Do Not Drive While Confused


Sometimes, I really wish life came with warning signs or alarms or something.  A heads up the night that Brigid got croup last winter would have been helpful, or some sort of advance warning that later in the day, my then brand-new car would be in a minor fender bender back in 2006.  I'm a plan-it-out kinda girl, and spontaneity on any subject larger than what I'll eat for dinner and when I'll eat it usually causes me an inordinate amount of anxiety.

I'm not sure if this is because of all the blind corners my life has come up with over the years, or if I've always been like that, and the unpredictability of my life just makes that tendency in me humorously ironic.  Either way, I spent most of my childhood thinking we were settled someplace, until my parents suddenly realized that it was time to make some major change in our lives--job, house, car--only when the car's engine locked up, they were no longer physically able to do the jobs they had, or the house we were renting got sold out from under us.  (Actually, that's happened several times to members of my family.)  In one notable instance, we decided a relocation was in order when the town we were living in got flooded; though the water didn't come up into our house, it loosened the supports underneath to the point that the floors began bowing and the whole house began inching its way down a low hill.  Yeah, I'm kind of beginning to see why I'm on a neverending quest for stability.

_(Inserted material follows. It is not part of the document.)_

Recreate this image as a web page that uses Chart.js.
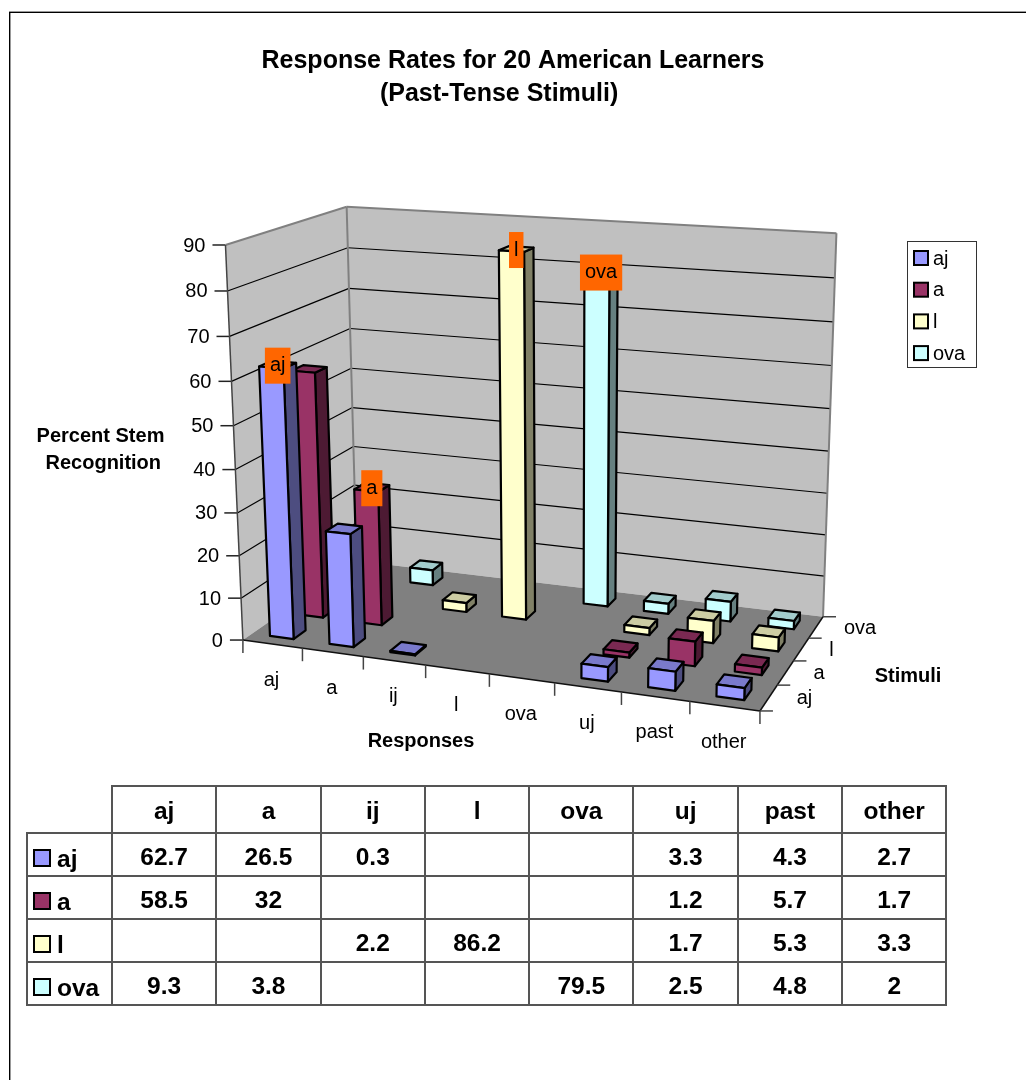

But, we won't have any of it back in stock around here any time soon.  Michael's job--which is a government subcontract--ends in 18 months at the most, and the great migration away from this area has already begun for those whose contracts ended earlier than his.  This means, of course, that any new friendship I make over the next year, any new store or restaurant I discover, any new hobby I take up that involves resources from this area, will have a bittersweet tinge to it from the moment it begins, as I hear the giant relocation clock always ticking in the back of my mind.  I'm choosing not to even consider the current state of the job market, or I'd spend the next year or more worrying over something that I can't change, since it's Michael who'll be filling out the applications and some faceless person in Human Resources somewhere who will be making the hiring decisions. 

You know what?  It's all depressing me today, and there's nothing I can do about any of it except try and be the best wife and mother that I can, so for the moment I think I'll go watch some Star Trek: Enterprise while the rest of the house is sleeping.  "Peace, and long life."  Now you say, "Live long, and prosper."  Thanks; I'll do my best.

1 comment:

  1. Live long, and prosper.
    Ya know over the last couple of months since i bought this house, and realized that I well most likely retire from the job I'm currently holding...
    I have literally found my self startled more than once by the realization that their is no longer a "relocation clock" Ticking away some where...
    It always amazes me what the human mined can get used to.